» PROBLEM DESCRIPTION
Retype each line of the material exactly, please, skipping any picture in it.

» RECORD SET
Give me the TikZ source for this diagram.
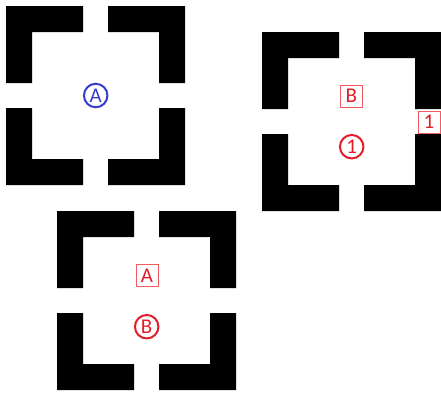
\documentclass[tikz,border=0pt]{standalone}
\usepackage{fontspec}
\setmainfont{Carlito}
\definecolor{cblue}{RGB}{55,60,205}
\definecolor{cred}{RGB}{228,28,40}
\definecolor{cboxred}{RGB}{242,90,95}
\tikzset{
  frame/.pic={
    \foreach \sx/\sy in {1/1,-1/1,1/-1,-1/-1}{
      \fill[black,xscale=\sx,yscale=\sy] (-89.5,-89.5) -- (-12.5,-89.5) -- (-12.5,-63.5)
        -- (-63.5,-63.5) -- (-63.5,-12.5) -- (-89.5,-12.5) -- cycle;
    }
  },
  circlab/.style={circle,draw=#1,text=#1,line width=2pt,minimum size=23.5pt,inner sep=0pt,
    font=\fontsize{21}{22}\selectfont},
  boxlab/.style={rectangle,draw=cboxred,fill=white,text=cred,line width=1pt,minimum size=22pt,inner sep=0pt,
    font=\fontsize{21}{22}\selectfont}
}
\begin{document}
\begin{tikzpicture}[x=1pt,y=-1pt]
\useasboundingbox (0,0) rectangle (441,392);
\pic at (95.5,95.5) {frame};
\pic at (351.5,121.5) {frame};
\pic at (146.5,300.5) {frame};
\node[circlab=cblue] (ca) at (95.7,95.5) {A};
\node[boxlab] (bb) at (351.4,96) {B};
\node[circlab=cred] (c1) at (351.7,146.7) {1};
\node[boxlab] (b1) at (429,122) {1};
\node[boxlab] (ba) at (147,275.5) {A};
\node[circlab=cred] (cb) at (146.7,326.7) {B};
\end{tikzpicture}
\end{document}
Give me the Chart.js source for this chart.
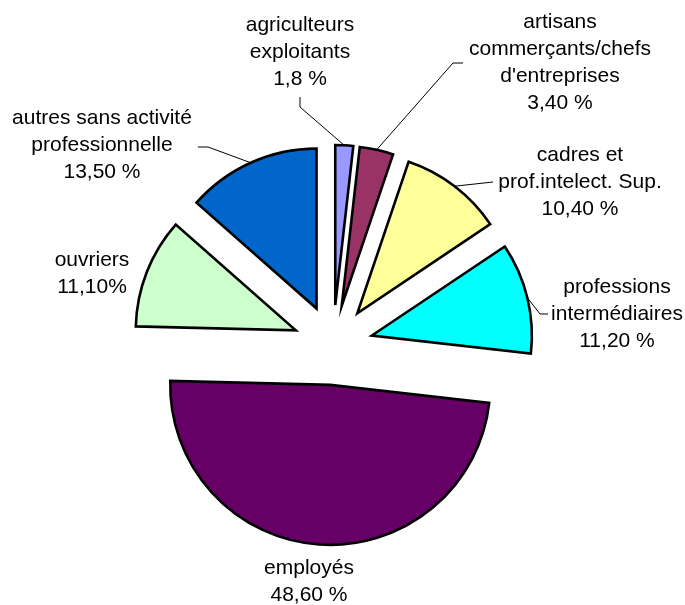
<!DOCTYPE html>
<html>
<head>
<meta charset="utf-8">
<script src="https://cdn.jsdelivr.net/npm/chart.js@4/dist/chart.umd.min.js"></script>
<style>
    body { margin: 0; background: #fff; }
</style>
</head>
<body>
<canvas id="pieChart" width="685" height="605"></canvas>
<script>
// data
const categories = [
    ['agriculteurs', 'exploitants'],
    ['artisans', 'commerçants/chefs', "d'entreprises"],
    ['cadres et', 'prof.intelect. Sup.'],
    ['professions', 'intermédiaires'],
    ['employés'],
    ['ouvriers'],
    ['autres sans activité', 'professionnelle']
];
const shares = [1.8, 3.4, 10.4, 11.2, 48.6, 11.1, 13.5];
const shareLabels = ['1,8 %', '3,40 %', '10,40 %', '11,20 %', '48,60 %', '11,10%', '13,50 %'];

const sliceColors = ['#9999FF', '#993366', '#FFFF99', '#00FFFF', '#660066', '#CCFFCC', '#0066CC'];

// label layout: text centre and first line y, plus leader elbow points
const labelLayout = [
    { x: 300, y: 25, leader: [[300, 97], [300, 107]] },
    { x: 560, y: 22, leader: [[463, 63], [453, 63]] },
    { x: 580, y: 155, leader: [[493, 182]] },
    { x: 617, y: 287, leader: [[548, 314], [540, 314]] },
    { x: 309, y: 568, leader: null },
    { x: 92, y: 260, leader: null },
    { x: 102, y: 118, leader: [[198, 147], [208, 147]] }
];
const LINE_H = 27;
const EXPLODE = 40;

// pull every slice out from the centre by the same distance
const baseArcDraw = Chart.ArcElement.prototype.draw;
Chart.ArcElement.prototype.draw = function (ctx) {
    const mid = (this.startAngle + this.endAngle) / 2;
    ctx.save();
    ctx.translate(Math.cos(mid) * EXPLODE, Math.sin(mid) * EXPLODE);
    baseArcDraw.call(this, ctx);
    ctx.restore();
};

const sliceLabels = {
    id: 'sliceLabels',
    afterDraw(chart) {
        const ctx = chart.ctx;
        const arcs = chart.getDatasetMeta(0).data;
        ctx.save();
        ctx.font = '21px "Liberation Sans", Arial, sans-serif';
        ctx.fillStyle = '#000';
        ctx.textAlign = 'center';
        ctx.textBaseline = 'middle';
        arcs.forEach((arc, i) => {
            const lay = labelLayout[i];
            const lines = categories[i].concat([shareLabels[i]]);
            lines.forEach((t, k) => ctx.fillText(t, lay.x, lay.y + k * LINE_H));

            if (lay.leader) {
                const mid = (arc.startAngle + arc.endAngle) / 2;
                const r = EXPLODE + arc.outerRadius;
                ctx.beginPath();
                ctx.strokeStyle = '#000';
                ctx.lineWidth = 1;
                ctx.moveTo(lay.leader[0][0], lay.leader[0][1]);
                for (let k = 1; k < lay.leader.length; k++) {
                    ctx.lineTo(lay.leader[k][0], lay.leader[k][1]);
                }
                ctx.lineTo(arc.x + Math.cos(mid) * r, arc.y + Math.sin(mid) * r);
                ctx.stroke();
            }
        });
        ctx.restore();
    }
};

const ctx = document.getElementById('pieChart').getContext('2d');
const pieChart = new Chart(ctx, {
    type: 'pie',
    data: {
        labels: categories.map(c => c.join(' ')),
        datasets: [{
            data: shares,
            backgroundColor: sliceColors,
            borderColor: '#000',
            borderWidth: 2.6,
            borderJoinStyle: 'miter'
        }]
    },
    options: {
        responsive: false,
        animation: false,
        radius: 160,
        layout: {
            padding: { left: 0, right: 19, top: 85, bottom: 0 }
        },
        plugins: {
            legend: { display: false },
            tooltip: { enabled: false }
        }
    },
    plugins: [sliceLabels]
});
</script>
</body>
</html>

» REPLY
Give me the TikZ source for this diagram.
\documentclass[tikz,border=0pt]{standalone}
\usepackage{fontspec}
\setmainfont{Carlito}
\definecolor{cblue}{RGB}{55,60,205}
\definecolor{cred}{RGB}{228,28,40}
\definecolor{cboxred}{RGB}{242,90,95}
\tikzset{
  frame/.pic={
    \foreach \sx/\sy in {1/1,-1/1,1/-1,-1/-1}{
      \fill[black,xscale=\sx,yscale=\sy] (-89.5,-89.5) -- (-12.5,-89.5) -- (-12.5,-63.5)
        -- (-63.5,-63.5) -- (-63.5,-12.5) -- (-89.5,-12.5) -- cycle;
    }
  },
  circlab/.style={circle,draw=#1,text=#1,line width=2pt,minimum size=23.5pt,inner sep=0pt,
    font=\fontsize{21}{22}\selectfont},
  boxlab/.style={rectangle,draw=cboxred,fill=white,text=cred,line width=1pt,minimum size=22pt,inner sep=0pt,
    font=\fontsize{21}{22}\selectfont}
}
\begin{document}
\begin{tikzpicture}[x=1pt,y=-1pt]
\useasboundingbox (0,0) rectangle (441,392);
\pic at (95.5,95.5) {frame};
\pic at (351.5,121.5) {frame};
\pic at (146.5,300.5) {frame};
\node[circlab=cblue] (ca) at (95.7,95.5) {A};
\node[boxlab] (bb) at (351.4,96) {B};
\node[circlab=cred] (c1) at (351.7,146.7) {1};
\node[boxlab] (b1) at (429,122) {1};
\node[boxlab] (ba) at (147,275.5) {A};
\node[circlab=cred] (cb) at (146.7,326.7) {B};
\end{tikzpicture}
\end{document}
Give me the Chart.js source for this chart.
<!DOCTYPE html>
<html>
<head>
<meta charset="utf-8">
<script src="https://cdn.jsdelivr.net/npm/chart.js@4/dist/chart.umd.min.js"></script>
<style>
    body { margin: 0; background: #fff; }
</style>
</head>
<body>
<canvas id="pieChart" width="685" height="605"></canvas>
<script>
// data
const categories = [
    ['agriculteurs', 'exploitants'],
    ['artisans', 'commerçants/chefs', "d'entreprises"],
    ['cadres et', 'prof.intelect. Sup.'],
    ['professions', 'intermédiaires'],
    ['employés'],
    ['ouvriers'],
    ['autres sans activité', 'professionnelle']
];
const shares = [1.8, 3.4, 10.4, 11.2, 48.6, 11.1, 13.5];
const shareLabels = ['1,8 %', '3,40 %', '10,40 %', '11,20 %', '48,60 %', '11,10%', '13,50 %'];

const sliceColors = ['#9999FF', '#993366', '#FFFF99', '#00FFFF', '#660066', '#CCFFCC', '#0066CC'];

// label layout: text centre and first line y, plus leader elbow points
const labelLayout = [
    { x: 300, y: 25, leader: [[300, 97], [300, 107]] },
    { x: 560, y: 22, leader: [[463, 63], [453, 63]] },
    { x: 580, y: 155, leader: [[493, 182]] },
    { x: 617, y: 287, leader: [[548, 314], [540, 314]] },
    { x: 309, y: 568, leader: null },
    { x: 92, y: 260, leader: null },
    { x: 102, y: 118, leader: [[198, 147], [208, 147]] }
];
const LINE_H = 27;
const EXPLODE = 40;

// pull every slice out from the centre by the same distance
const baseArcDraw = Chart.ArcElement.prototype.draw;
Chart.ArcElement.prototype.draw = function (ctx) {
    const mid = (this.startAngle + this.endAngle) / 2;
    ctx.save();
    ctx.translate(Math.cos(mid) * EXPLODE, Math.sin(mid) * EXPLODE);
    baseArcDraw.call(this, ctx);
    ctx.restore();
};

const sliceLabels = {
    id: 'sliceLabels',
    afterDraw(chart) {
        const ctx = chart.ctx;
        const arcs = chart.getDatasetMeta(0).data;
        ctx.save();
        ctx.font = '21px "Liberation Sans", Arial, sans-serif';
        ctx.fillStyle = '#000';
        ctx.textAlign = 'center';
        ctx.textBaseline = 'middle';
        arcs.forEach((arc, i) => {
            const lay = labelLayout[i];
            const lines = categories[i].concat([shareLabels[i]]);
            lines.forEach((t, k) => ctx.fillText(t, lay.x, lay.y + k * LINE_H));

            if (lay.leader) {
                const mid = (arc.startAngle + arc.endAngle) / 2;
                const r = EXPLODE + arc.outerRadius;
                ctx.beginPath();
                ctx.strokeStyle = '#000';
                ctx.lineWidth = 1;
                ctx.moveTo(lay.leader[0][0], lay.leader[0][1]);
                for (let k = 1; k < lay.leader.length; k++) {
                    ctx.lineTo(lay.leader[k][0], lay.leader[k][1]);
                }
                ctx.lineTo(arc.x + Math.cos(mid) * r, arc.y + Math.sin(mid) * r);
                ctx.stroke();
            }
        });
        ctx.restore();
    }
};

const ctx = document.getElementById('pieChart').getContext('2d');
const pieChart = new Chart(ctx, {
    type: 'pie',
    data: {
        labels: categories.map(c => c.join(' ')),
        datasets: [{
            data: shares,
            backgroundColor: sliceColors,
            borderColor: '#000',
            borderWidth: 2.6,
            borderJoinStyle: 'miter'
        }]
    },
    options: {
        responsive: false,
        animation: false,
        radius: 160,
        layout: {
            padding: { left: 0, right: 19, top: 85, bottom: 0 }
        },
        plugins: {
            legend: { display: false },
            tooltip: { enabled: false }
        }
    },
    plugins: [sliceLabels]
});
</script>
</body>
</html>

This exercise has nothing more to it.